De la misma manera que hay libros que resumen el ser de un pueblo o las pasiones humanas, pongamos el Quijote o el teatro de Shakespeare, hay palabras afortunadas que resumen a la perfección un país, un estado de opinión, la circunstancia histórica por la que se atraviesa.

En español esta palabra es zalagarda, que se usa poco pero que es un tesoro a la hora de describir la vida española, la política, la de los negocios, la universitaria etcétera tal como se desarrolla entre nosotros.

Porque zalagarda es «emboscada dispuesta para coger descuidado al enemigo y dar sobre él sin que recele». ¿Qué es sino zalagarda lo que se practica a diario en una campaña electoral, en el Congreso de los Diputados o en el Consejo de Administración de la gran empresa? ¿Razones, argumentos sólidos sacados de libros estudiados con atención? No, emboscadas: aquí te pillo, aquí te mato. Bellaquerías es también buena palabra y la usaban mucho nuestros clásicos.

Otra acepción de zalagarda es «astucia maliciosa con que alguien procura engañar a otra persona afectando obsequio o cortesía».

¿Qué es la oferta de un pacto sobre tal ley o acuerdo que un partido hace a otro o el intercambio de trapacerías entre vendedores sino esa artimaña descrita? En el pináculo de las finanzas, allá donde habitan las grandes cifras y tiritan de frío las ideologías, es peor porque en él refulgen las armas aventajadas y malignas.

De forma coloquial se usa también la palabra zalagarda para designar la «pendencia, regularmente fingida, de palos y cuchilladas, en que hay mucha bulla, voces y estruendo». Tal parece que el redactor del Diccionario estuviera pensando cabalmente en una sesión parlamentaria donde el estrépito es sonoro y la confusión agitada, donde el estruendo destinado a salir un minuto en el telediario diluye las reglas de la compostura y la buena crianza. Porque es lo cierto que, cuando se rasca un poco, se advierte que todo es puro fingimiento, afectación vacua, industria, tienda, poca naturalidad, un carcaj de mentiras, es decir, zalagarda.

También el «alboroto repentino de gente ruin para espantar a quienes están descuidados», otra acepción de zalagarda, se puede aplicar a quien pretende abusar de la buena fe de las gentes para colocarles su mercancía averiada.

La zalagarda es además escaramuza.

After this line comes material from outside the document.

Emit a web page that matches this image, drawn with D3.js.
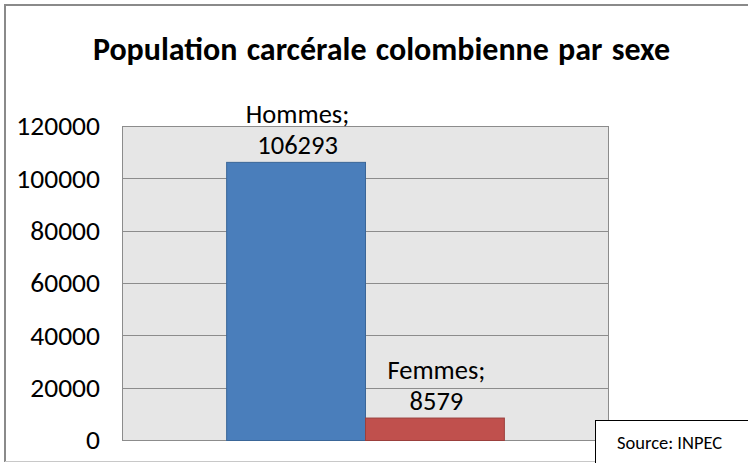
<!DOCTYPE html>
<html>
<head>
<meta charset="utf-8">
<script src="https://cdn.jsdelivr.net/npm/d3@7"></script>
<style>
  body { margin: 0; background: #fff; }
  svg text { font-family: "Carlito", "Liberation Sans", sans-serif; fill: #000; }
</style>
</head>
<body>
<div id="chart"></div>
<script>
// Population carcérale colombienne par sexe (source: INPEC)
var seriesNames = ["Hommes", "Femmes"];
var seriesValues = [106293, 8579];
var seriesColors = ["#4a7ebb", "#c0504d"];
var seriesStrokes = ["#3a6698", "#9b3f3c"];
var yTicks = [0, 20000, 40000, 60000, 80000, 100000, 120000];

const width = 748;
const height = 463;
const plot = {left: 122, top: 126, right: 608, bottom: 440};

var svg = d3.select("#chart")
  .append("svg")
  .attr("width", width)
  .attr("height", height);

// outer chart frame
svg.append("line")
  .attr("x1", 5).attr("x2", 5).attr("y1", 4).attr("y2", 462)
  .attr("stroke", "#8a8a8a").attr("stroke-width", 2);
svg.append("line")
  .attr("x1", 4).attr("x2", width).attr("y1", 5).attr("y2", 5)
  .attr("stroke", "#8a8a8a").attr("stroke-width", 2);
svg.append("line")
  .attr("x1", 5).attr("x2", width).attr("y1", 461.5).attr("y2", 461.5)
  .attr("stroke", "#c8c8c8").attr("stroke-width", 1);

svg.append("text")
  .attr("x", 381.5)
  .attr("y", 60)
  .attr("text-anchor", "middle")
  .style("font-size", "32px")
  .style("font-weight", "bold")
  .style("word-spacing", "2px")
  .text("Population carcérale colombienne par sexe");

var x = d3.scaleBand()
  .domain(seriesNames)
  .range([plot.left, plot.right])
  .paddingInner(0)
  .paddingOuter(0.75);

var y = d3.scaleLinear()
  .domain([0, 120000])
  .range([plot.bottom, plot.top]);

// plot background
svg.append("rect")
  .attr("x", plot.left + 0.5)
  .attr("y", plot.top + 0.5)
  .attr("width", plot.right - plot.left)
  .attr("height", plot.bottom - plot.top)
  .attr("fill", "#e6e6e6")
  .attr("stroke", "#8c8c8c");

// gridlines
svg.append("g")
  .selectAll("line")
  .data(yTicks)
  .enter()
  .append("line")
  .attr("x1", plot.left)
  .attr("x2", plot.right)
  .attr("y1", function(d) { return Math.round(y(d)) + 0.5; })
  .attr("y2", function(d) { return Math.round(y(d)) + 0.5; })
  .attr("stroke", "#8c8c8c");

// y axis labels
var yAxis = d3.axisLeft(y)
  .tickValues(yTicks)
  .tickSize(0)
  .tickPadding(0)
  .tickFormat(d3.format("d"));

var yG = svg.append("g")
  .attr("transform", "translate(100,0)")
  .call(yAxis);
yG.select(".domain").remove();
yG.selectAll("text")
  .style("font-size", "27.5px")
  .style("font-family", "Carlito, 'Liberation Sans', sans-serif")
  .attr("fill", "#000");

// bars
svg.append("g")
  .selectAll("rect")
  .data(seriesValues)
  .enter()
  .append("rect")
  .attr("x", function(d, i) { return x(seriesNames[i]) + 0.5; })
  .attr("y", function(d) { return y(d) + 0.5; })
  .attr("width", x.bandwidth())
  .attr("height", function(d) { return y(0) - y(d); })
  .attr("fill", function(d, i) { return seriesColors[i]; })
  .attr("stroke", function(d, i) { return seriesStrokes[i]; });

// data labels "Nom;" / value
var labels = svg.append("g")
  .selectAll("g")
  .data(seriesValues)
  .enter()
  .append("g");

labels.append("text")
  .attr("x", function(d, i) { return x(seriesNames[i]) + x.bandwidth() / 2 + 2; })
  .attr("y", function(d) { return y(d) - 39; })
  .attr("text-anchor", "middle")
  .style("font-size", "26.5px")
  .text(function(d, i) { return seriesNames[i] + ";"; });

labels.append("text")
  .attr("x", function(d, i) { return x(seriesNames[i]) + x.bandwidth() / 2 + 2; })
  .attr("y", function(d) { return y(d) - 8; })
  .attr("text-anchor", "middle")
  .style("font-size", "26.5px")
  .text(function(d) { return d; });

// source box
svg.append("rect")
  .attr("x", 595.5)
  .attr("y", 420.5)
  .attr("width", 200)
  .attr("height", 100)
  .attr("fill", "#fff")
  .attr("stroke", "#000");

svg.append("text")
  .attr("x", 617)
  .attr("y", 449)
  .style("font-size", "18.5px")
  .text("Source: INPEC");
</script>
</body>
</html>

Y ¿qué hay sino escaramuzas en buena parte de nuestras relaciones, en los debates televisivos, en las tertulias de opinantes que improvisan opiniones? Pues ¿y en las juntas o consejos de las universidades con su alharaca de ropones apolillados y rectores tan magníficos como maléficos? La escaramuza no es una batalla dialéctica sino simplemente «riña, disputa o contienda de poca importancia», de poco fuste, para pasar el rato, para salpicar maldades -como los curas salpicaban en el pasado latines- hasta que se encuentre otro motivo apto para practicar la nueva zalagarda.

Y la zalagarda es, ay, «lazo para que caigan en él los animales». Como no se precisa, estos pueden ser también los racionales, todos nosotros, por lo que como un guante se puede usar la palabra a tanto embeleco como nos rodea y que creemos con bobalicona ingenuidad pues -no lo olvidemos- de lo que se trata es de convertirnos a todos en manada o rebaño.

En fin, la zalagarda es «alegría bulliciosa», es decir, alegría un poco carente de fundamento, la alegría superficial y fingida de la feria del pueblo.

España, nos enseñó don Ramón, es puro esperpento. Y zalagarda, añado.